No, I don't see anything like that. Where exactly?


----------



## JasonDL13 (Dec 10, 2014)

Stefan said:


> No, I don't see anything like that. Where exactly?



Huh. After checking I was wrong. I remember reading the mysql file and seeing lots of results ending in 99.

Sorry.


----------



## goodatthis (Dec 10, 2014)

Is there any way to check distribution on Stackmat timers without a brute force data approach?

example: finding probabilities of PLLs by calculating symmetry instead of solving the cube 1000 times and seeing what PLL you get


----------



## Lucas Garron (Dec 10, 2014)

Stefan said:


> A while back I analyzed the known "gap times" and found that WC2013, which I think also only used pro timers, got close to the expected ~40%:
> https://www.speedsolving.com/forum/...request-Thread&p=939478&viewfull=1#post939478
> 
> Here's the centiseconds part distribution of US Nationals 2014 (I hope it's clear what I mean, like the first row meaning 117 solves were mm:ss.56 long, according to the WCA database). I don't know how to judge it, though.



I expect the centiseconds to be smoothed out mod 100. What if you take raw times under 20 seconds and look at the distribution? (Maybe combine both Worlds and Nats.)


----------



## Dene (Dec 10, 2014)

obelisk477 said:


> I am thinking about it and am coming up with nothing. I don't know. Can we? Are you saying that the electronics are incapable of doing so, or something else?



I don't feel like writing out a bunch of arguments again, so I'm mostly going to copy/paste from a very long discussion amongst the delegates a year ago that I just went reading through (I surprise myself with the brilliance of my arguments). Bear in mind what I wrote before was in response to something, but I'm editing it to get to the relevant stuff.


The issue is not that we don't trust the timers in general; I'm sure each individual timer that we use (unless defective) will measure the time fairly accurately, and consistently within itself. The big question is, to what degree is the timer accurate in the sense that it gives a time that would be true in a perfect world (and every timer would give the same result)? As the swimming pool example shows, while we could use hyper sensitive laser technology to measure time, there are extraneous factors that limit accuracy (such as the size of the swimming pool itself). As I proposed above, one extraneous factor might be the sensitivity of the pads which determine when the clock starts and stops. I recall vividly a situation when I was in California, and there was a gen2 timer that would "activate" the pads without physical contact between the hands and the pads. Dan Dzoan was placing his hands maybe up to 2mm or 3mm away from the pads and the clock could be started and stopped. Other timers require a degree of pressure to placed on the pads for the clock to be started and stopped.

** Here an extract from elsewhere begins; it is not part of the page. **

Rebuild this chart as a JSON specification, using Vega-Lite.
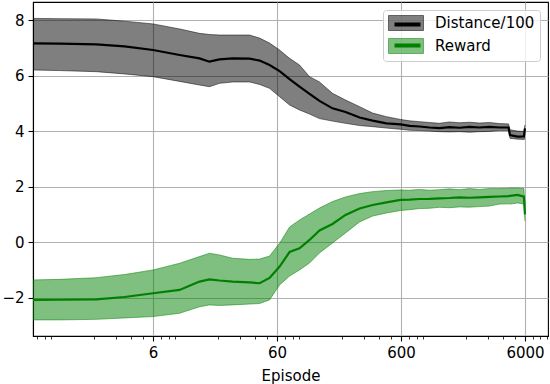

So the accuracy of the timer is limited due to extraneous factors.

Therefore I believe it is reasonable to assume that if 10 different gen3 timers were started and stopped in exactly the same way for exactly the same period of time (let's pretend this experiment is controlled by robots to ensure each timer is done exactly the same) we might expect a variation in the times that are displayed at the end of it (e.g. 10.106, 10.108, 10.110, 10.102, 10.106 etc.)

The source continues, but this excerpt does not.